Beyoncé’s “Cowboy Carter” album, which debuted at the end of March, was a perfect test of that strategy. One of the tracks on the album is the intentionally misspelled “Levii’s Jeans.” Beyoncé’s choice was purely organic — Mitchell said his team, though they’d worked with Beyoncé before, was unaware the brand would be getting a shoutout on the album.
It was a golden moment that no brand could engineer – “Sometimes, it’s better to be lucky than good,” Mitchell said. But it also required quick thinking and flexible marketing priorities to properly capitalize on it. Mitchell landed on a quick and simple response.
“We converted our Instagram and TikTok handles to the double-I spelling to take advantage of the song,” Mitchell said. “Queen B changed our name.”
Between the song name, Beyonce posting an image of herself wearing Levi’s jeans a few days before the album release and the press generated by the brand’s name change on social media, Levi’s got a significant boost off the moment. Mitchell said the name change led to billions of organic impressions, and data from Pass_By showed that foot traffic to Levi’s nearly 1,200 stores increased by 20% in the week after the album was released.

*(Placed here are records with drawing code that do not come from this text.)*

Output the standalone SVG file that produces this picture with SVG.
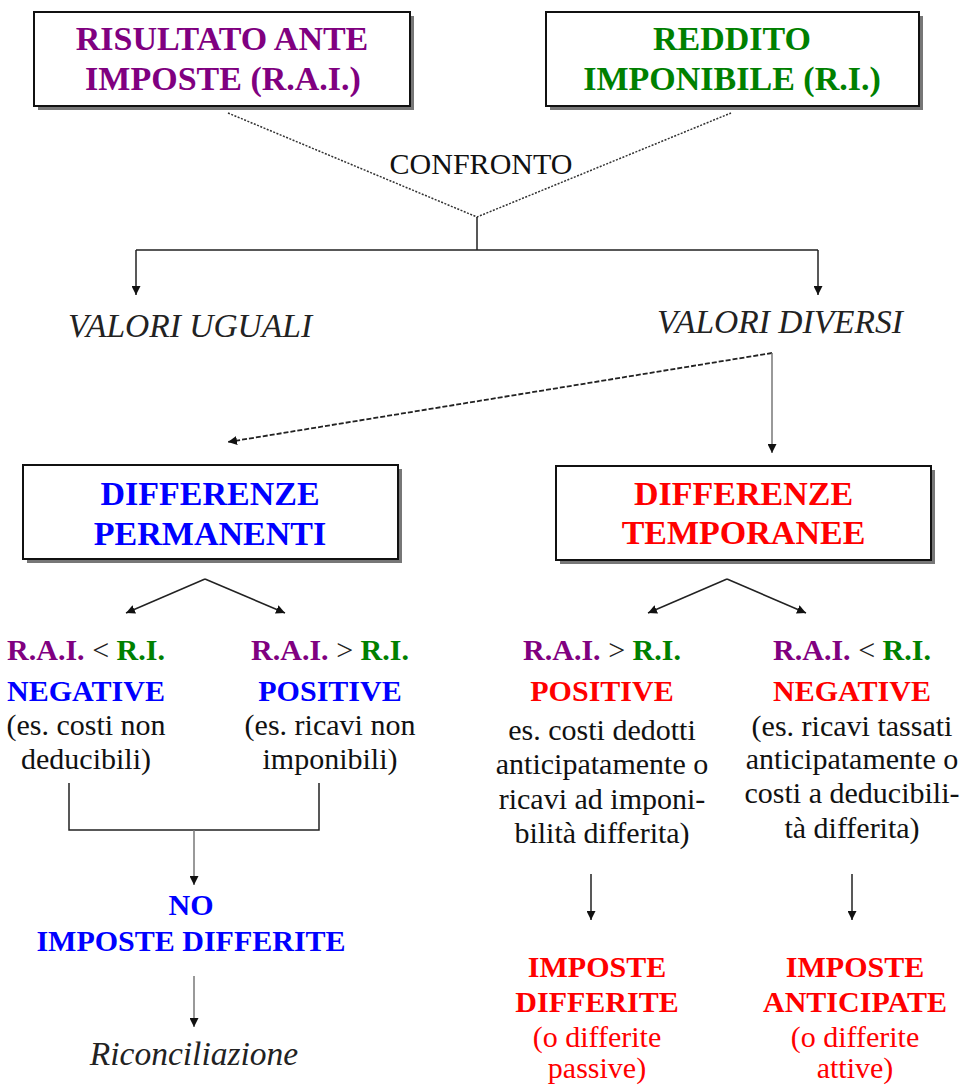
<svg xmlns="http://www.w3.org/2000/svg" width="964" height="1088" viewBox="0 0 964 1088">
<style>
text{font-family:"Liberation Serif","Times New Roman",serif;text-anchor:middle}
.big{font-size:34px;font-weight:bold}
.b{font-size:30px;font-weight:bold}
.r{font-size:30px;fill:#111}
.it{font-style:italic;font-size:33.5px;fill:#222}
.pu{fill:#800080}.gr{fill:#008000}.bl{fill:#0000ff}.rd{fill:#ff0000}
.op{font-weight:normal;fill:#222}
.box{fill:#fff;stroke:#111;stroke-width:2}
.sh{fill:#777}
.ln{fill:none;stroke:#222;stroke-width:1.5}
.gl{fill:none;stroke:#777;stroke-width:1.5}
.dot{fill:none;stroke:#333;stroke-width:1.5;stroke-dasharray:2 1.5}
.dash{fill:none;stroke:#222;stroke-width:1.8;stroke-dasharray:5 2}
</style>
<defs>
<marker id="ah" viewBox="0 0 10 10" refX="10" refY="5" markerWidth="9" markerHeight="9" markerUnits="userSpaceOnUse" orient="auto">
<path d="M0,0 L10,5 L0,10 z" fill="#111"/>
</marker>
</defs>
<rect width="964" height="1088" fill="#fff"/>

<g id="connectors">
<path class="dot" d="M228,113 L477,217 L731,113"/>
<path class="ln" d="M477,217 V250 M136,250 H818"/>
<path class="ln" d="M136,250 V295" marker-end="url(#ah)"/>
<path class="ln" d="M818,250 V295" marker-end="url(#ah)"/>
<path class="dash" d="M772,353 L228,442" marker-end="url(#ah)"/>
<path class="gl" d="M772,353 V453" marker-end="url(#ah)"/>
<path class="ln" d="M205,579 L126,613" marker-end="url(#ah)"/>
<path class="ln" d="M205,579 L285,613" marker-end="url(#ah)"/>
<path class="ln" d="M727,579 L648,613" marker-end="url(#ah)"/>
<path class="ln" d="M727,579 L806,613" marker-end="url(#ah)"/>
<path class="ln" d="M69,783 V830 H319 V783"/>
<path class="gl" d="M194,830 V885" marker-end="url(#ah)"/>
<path class="gl" d="M194,976 V1027" marker-end="url(#ah)"/>
<path class="ln" d="M591,874 V920" marker-end="url(#ah)"/>
<path class="ln" d="M852,874 V920" marker-end="url(#ah)"/>
</g>

<g id="rai">
<rect class="sh" x="38" y="16" width="376" height="94"/>
<rect class="box" x="34" y="12" width="376" height="94"/>
<text class="big pu" x="222" y="50">RISULTATO ANTE</text>
<text class="big pu" x="223" y="90">IMPOSTE (R.A.I.)</text>
</g>

<g id="ri">
<rect class="sh" x="550" y="16" width="373" height="94"/>
<rect class="box" x="546" y="12" width="373" height="94"/>
<text class="big gr" x="732" y="50">REDDITO</text>
<text class="big gr" x="732" y="90">IMPONIBILE (R.I.)</text>
</g>

<g id="confronto">
<text class="r" x="481" y="174">CONFRONTO</text>
</g>

<g id="valori-uguali">
<text class="it" x="190" y="337">VALORI UGUALI</text>
</g>

<g id="valori-diversi">
<text class="it" x="780" y="333">VALORI DIVERSI</text>
</g>

<g id="diff-perm">
<rect class="sh" x="27" y="469" width="375" height="94"/>
<rect class="box" x="23" y="465" width="375" height="94"/>
<text class="big bl" x="210" y="505">DIFFERENZE</text>
<text class="big bl" x="210" y="545">PERMANENTI</text>
</g>

<g id="diff-temp">
<rect class="sh" x="560" y="470" width="375" height="94"/>
<rect class="box" x="556" y="466" width="375" height="94"/>
<text class="big rd" x="743.5" y="505">DIFFERENZE</text>
<text class="big rd" x="743.5" y="544">TEMPORANEE</text>
</g>

<g id="perm-neg">
<text class="b" x="86" y="660"><tspan class="pu">R.A.I.</tspan><tspan class="op"> &lt; </tspan><tspan class="gr">R.I.</tspan></text>
<text class="b bl" x="86" y="701">NEGATIVE</text>
<text class="r" x="86" y="735">(es. costi non</text>
<text class="r" x="86" y="769">deducibili)</text>
</g>

<g id="perm-pos">
<text class="b" x="330" y="660"><tspan class="pu">R.A.I.</tspan><tspan class="op"> &gt; </tspan><tspan class="gr">R.I.</tspan></text>
<text class="b bl" x="330" y="701">POSITIVE</text>
<text class="r" x="330" y="735">(es. ricavi non</text>
<text class="r" x="330" y="769">imponibili)</text>
</g>

<g id="temp-pos">
<text class="b" x="602" y="660"><tspan class="pu">R.A.I.</tspan><tspan class="op"> &gt; </tspan><tspan class="gr">R.I.</tspan></text>
<text class="b rd" x="602" y="701">POSITIVE</text>
<text class="r" x="602" y="740">es. costi dedotti</text>
<text class="r" x="602" y="774">anticipatamente o</text>
<text class="r" x="602" y="809">ricavi ad imponi-</text>
<text class="r" x="602" y="843">bilità differita)</text>
</g>

<g id="temp-neg">
<text class="b" x="852" y="660"><tspan class="pu">R.A.I.</tspan><tspan class="op"> &lt; </tspan><tspan class="gr">R.I.</tspan></text>
<text class="b rd" x="852" y="701">NEGATIVE</text>
<text class="r" x="852" y="736">(es. ricavi tassati</text>
<text class="r" x="852" y="769">anticipatamente o</text>
<text class="r" x="852" y="803">costi a deducibili-</text>
<text class="r" x="852" y="838">tà differita)</text>
</g>

<g id="no-imposte">
<text class="b bl" x="191" y="915">NO</text>
<text class="b bl" x="191" y="951">IMPOSTE DIFFERITE</text>
</g>

<g id="riconciliazione">
<text class="it" x="194" y="1065">Riconciliazione</text>
</g>

<g id="imposte-differite">
<text class="b rd" x="597" y="977">IMPOSTE</text>
<text class="b rd" x="597" y="1012">DIFFERITE</text>
<text class="r rd" x="597" y="1047">(o differite</text>
<text class="r rd" x="597" y="1078">passive)</text>
</g>

<g id="imposte-anticipate">
<text class="b rd" x="855" y="977">IMPOSTE</text>
<text class="b rd" x="855" y="1012">ANTICIPATE</text>
<text class="r rd" x="855" y="1047">(o differite</text>
<text class="r rd" x="855" y="1078">attive)</text>
</g>
</svg>
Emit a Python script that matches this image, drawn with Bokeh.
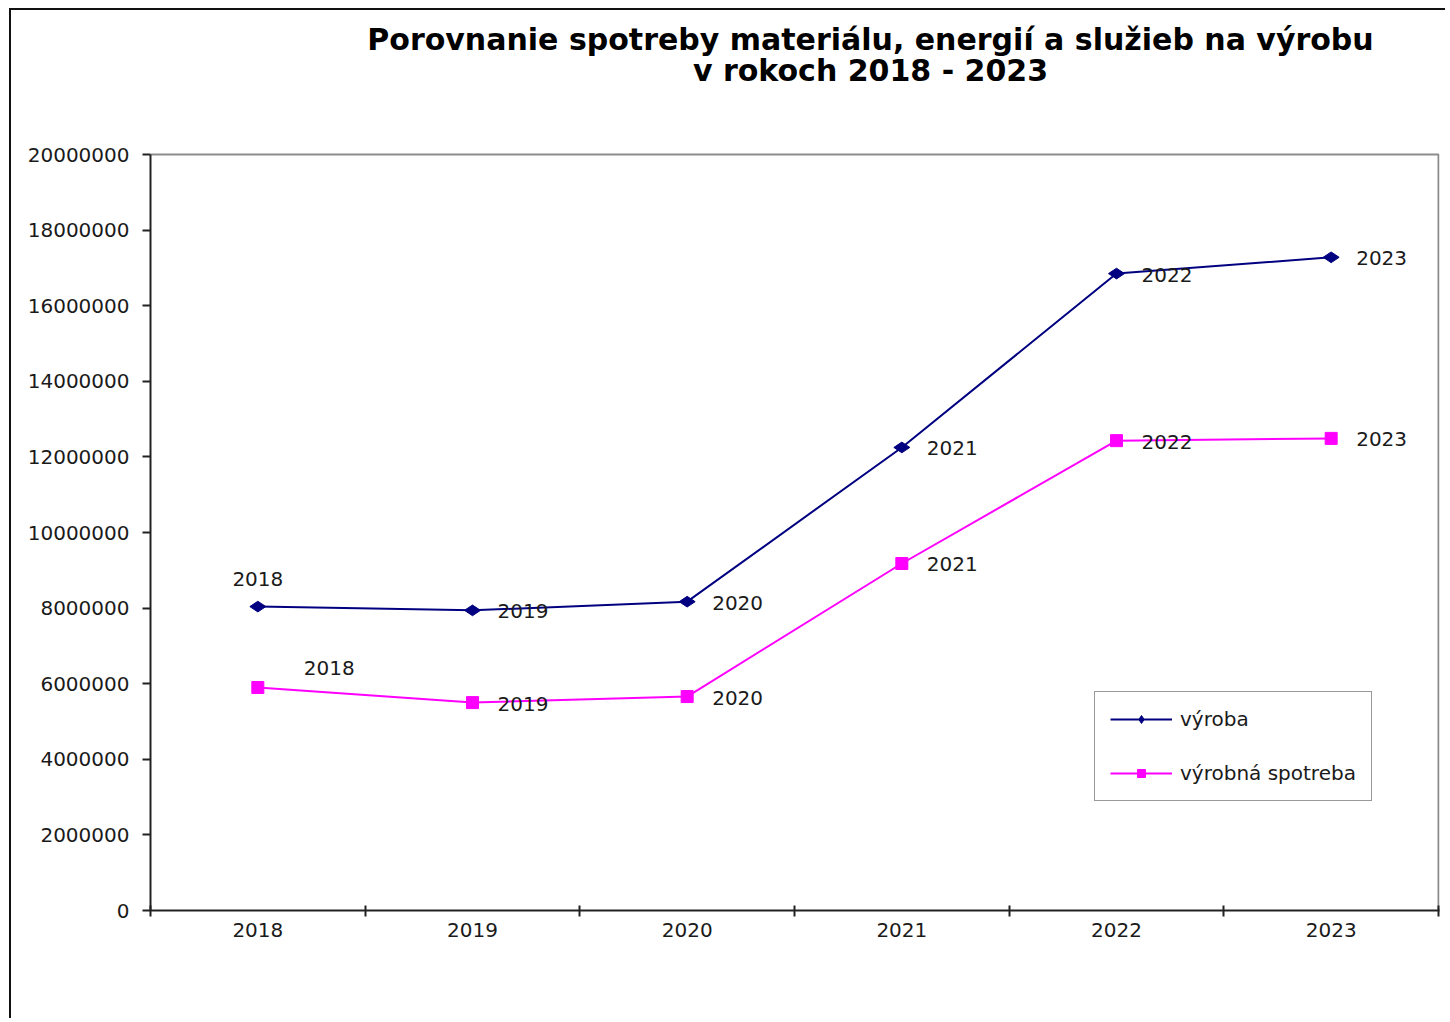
from bokeh.plotting import figure
from bokeh.models import (Range1d, FixedTicker, PrintfTickFormatter, Label,
                          Legend, LegendItem, ColumnDataSource)
from bokeh.embed import file_html
from bokeh.resources import INLINE
from bokeh.core.properties import value

# ---- data ----
years = ["2018", "2019", "2020", "2021", "2022", "2023"]
vyroba = [8040000, 7940000, 8170000, 12250000, 16850000, 17280000]
spotreba = [5900000, 5500000, 5660000, 9180000, 12430000, 12490000]
y_ticks = [0, 2000000, 4000000, 6000000, 8000000, 10000000,
           12000000, 14000000, 16000000, 18000000, 20000000]
series_names = ["výroba", "výrobná spotreba"]
title_lines = ["Porovnanie spotreby materiálu, energií a služieb na výrobu",
               "v rokoch 2018 - 2023"]

FONT = "DejaVu Sans"
TXT = "#1a1a1a"
NAVY = "#000080"
MAG = "#FF00FF"
AX = "#222222"

n = len(years)
xs = [i + 0.5 for i in range(n)]
y_axis_top = y_ticks[-1]
# frame extends above the axis top so the title can live inside it
y_view_top = y_axis_top * 900 / 756
x_view_end = n * 1289 / 1288

p = figure(width=1436, height=1010, output_backend="svg", toolbar_location=None,
           x_range=Range1d(0, x_view_end), y_range=Range1d(0, y_view_top),
           min_border_left=139, min_border_right=8, min_border_top=0,
           min_border_bottom=110)
p.styles = {"margin-left": "9px", "margin-top": "8px",
            "border-left": "2px solid #111", "border-top": "2px solid #111"}
p.background_fill_color = "white"
p.border_fill_color = "white"
p.outline_line_color = None
p.xgrid.visible = False
p.ygrid.visible = False

# x axis
xa = p.xaxis[0]
xa.ticker = FixedTicker(ticks=xs, minor_ticks=list(range(n + 1)))
xa.major_label_overrides = {x: y for x, y in zip(xs, years)}
xa.major_tick_line_color = None
xa.major_tick_in = 0
xa.major_tick_out = 0
xa.minor_tick_in = 5
xa.minor_tick_out = 6
xa.minor_tick_line_color = AX
xa.minor_tick_line_width = 2
xa.axis_line_color = AX
xa.axis_line_width = 2
xa.major_label_standoff = 6
xa.major_label_text_font = FONT
xa.major_label_text_font_size = "20px"
xa.major_label_text_color = TXT

# y axis
ya = p.yaxis[0]
ya.ticker = FixedTicker(ticks=y_ticks)
ya.bounds = (0, y_axis_top)
ya.formatter = PrintfTickFormatter(format="%d")
ya.minor_tick_line_color = None
ya.major_tick_in = 0
ya.major_tick_out = 8
ya.major_tick_line_color = AX
ya.major_tick_line_width = 2
ya.axis_line_color = AX
ya.axis_line_width = 2
ya.major_label_standoff = 13
ya.major_label_text_font = FONT
ya.major_label_text_font_size = "20px"
ya.major_label_text_color = TXT

# plot-area border (top and right, grey)
p.line(x=[0, n, n], y=[y_axis_top, y_axis_top, 0], line_color="#8c8c8c",
       line_width=2)

# series
src = ColumnDataSource(dict(x=xs, v=vyroba, s=spotreba, t=years))
l1 = p.line("x", "v", source=src, line_color=NAVY, line_width=2)
m1 = p.scatter("x", "v", source=src, marker="diamond", size=16, angle=1.5708,
               fill_color=NAVY, line_color=NAVY)
l2 = p.line("x", "s", source=src, line_color=MAG, line_width=2)
m2 = p.scatter("x", "s", source=src, marker="square", size=12,
               fill_color=MAG, line_color=MAG)

# data labels
src_rest = ColumnDataSource(dict(x=xs[1:], v=vyroba[1:], s=spotreba[1:], t=years[1:]))
for col in ("v", "s"):
    p.text("x", col, text="t", source=src_rest, x_offset=25, y_offset=1,
           text_align="left", text_baseline="middle",
           text_font=value(FONT), text_font_size="20px", text_color=TXT)
p.text(x=[xs[0]], y=[vyroba[0]], text=[years[0]], x_offset=0, y_offset=-28,
       text_align="center", text_baseline="middle",
       text_font=value(FONT), text_font_size="20px", text_color=TXT)
p.text(x=[xs[0]], y=[spotreba[0]], text=[years[0]], x_offset=46, y_offset=-19,
       text_align="left", text_baseline="middle",
       text_font=value(FONT), text_font_size="20px", text_color=TXT)

# legend
legend = Legend(items=[LegendItem(label=series_names[0], renderers=[l1, m1]),
                       LegendItem(label=series_names[1], renderers=[l2, m2])],
                location=(944, 109))
legend.border_line_color = "#333333"
legend.border_line_width = 1
legend.background_fill_color = "white"
legend.background_fill_alpha = 1
legend.padding = 15
legend.spacing = 30
legend.glyph_width = 62
legend.glyph_height = 20
legend.label_height = 20
legend.label_standoff = 8
legend.label_text_font = FONT
legend.label_text_font_size = "20px"
legend.label_text_color = TXT
legend.margin = 0
p.add_layout(legend)

# title (two centred lines, inside the extended frame)
tx = 3.354
p.add_layout(Label(x=tx, y=23040000, text=title_lines[0], text_align="center",
                   text_baseline="middle", text_font=FONT, text_font_size="30px",
                   text_font_style="bold", text_color="black"))
p.add_layout(Label(x=tx, y=22220000, text=title_lines[1], text_align="center",
                   text_baseline="middle", text_font=FONT, text_font_size="30px",
                   text_font_style="bold", text_color="black"))

open("out.html", "w").write(file_html(p, INLINE))
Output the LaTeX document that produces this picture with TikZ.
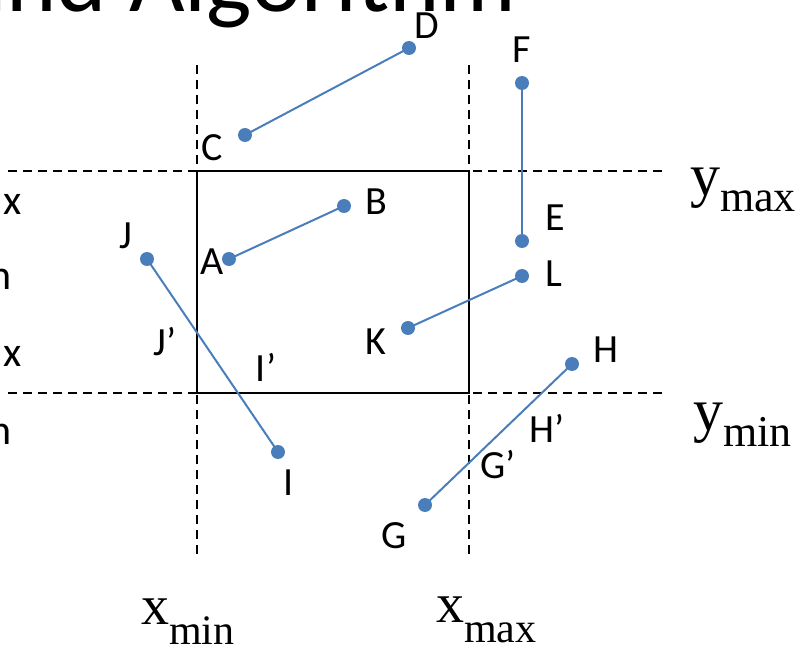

Mitchell described temporarily changing the brand’s social media handles for a month as low-risk and high-reward. Since joining the company, Mitchell has championed a marketing philosophy from Snap that focuses on moving fast for these low-risk decisions and saving long deliberation processes for bigger, riskier moves. That can be hard for a company as large as Levi’s, which does $6 billion in annual revenue and has over 19,000 employees.
“Snapchat moved really fast,” Mitchell said. “I’ve tried to encourage a faster, riskier approach for ideas I think of as ‘two-way doors’ that are easily undone. If we changed our name on Instagram and it didn’t produce any results, we could just change it back. No harm done. We should save the careful measuring and long planning for one-way doors that aren’t as easy to take back.”
Agility has become a common buzzword among marketers amid the proliferation of fast-moving TikTok microtrends. Agility and adaptability are often cited as two of the most desirable skills among marketing leaders at brands today.
Mitchell said Levi’s CEO Michelle Gass, who was president of the brand for over a year before becoming CEO at the beginning of 2024, has been a staunch supporter of his new, agile marketing strategy. Gass gave both Mitchell and chief digital officer Jason Gowans, appointed by Gass early last year, the remit to “move at the speed of culture.” This maxim has been a driving force in Levi’s marketing strategy under Gass.
“We place a lot of emphasis and investment into making sure that Levi’s brand remains in the center of culture,” Gass said on the brand’s April 3 earnings call.
In January, speaking at the National Retail Federation show, Gass laid out a similar strategy, connecting it back to the legacy of Chip Bergh, the CEO before her.
“One thing Chip did over the last 12 years was put Levi’s at the center of culture, connecting it back to music, sports, everything that’s relevant to our consumers,” she said. “It’s a heavy lift but it’s incumbent on us to continue that.”
But while the marketing team may be able to move faster now, Mitchell said there are still roadblocks that the team contends with.
“Our go-to-market process can be quite long,” Mitchell said. “You have to work within the confines. We’re doing a lot of work to reduce our go-to-market time so we can move on trends in a more timely way and take advantage of a specific moment, but that’s hard for a 170-year-old company. We’re working on condensing things in product development to add some agility to that area of the business, too.”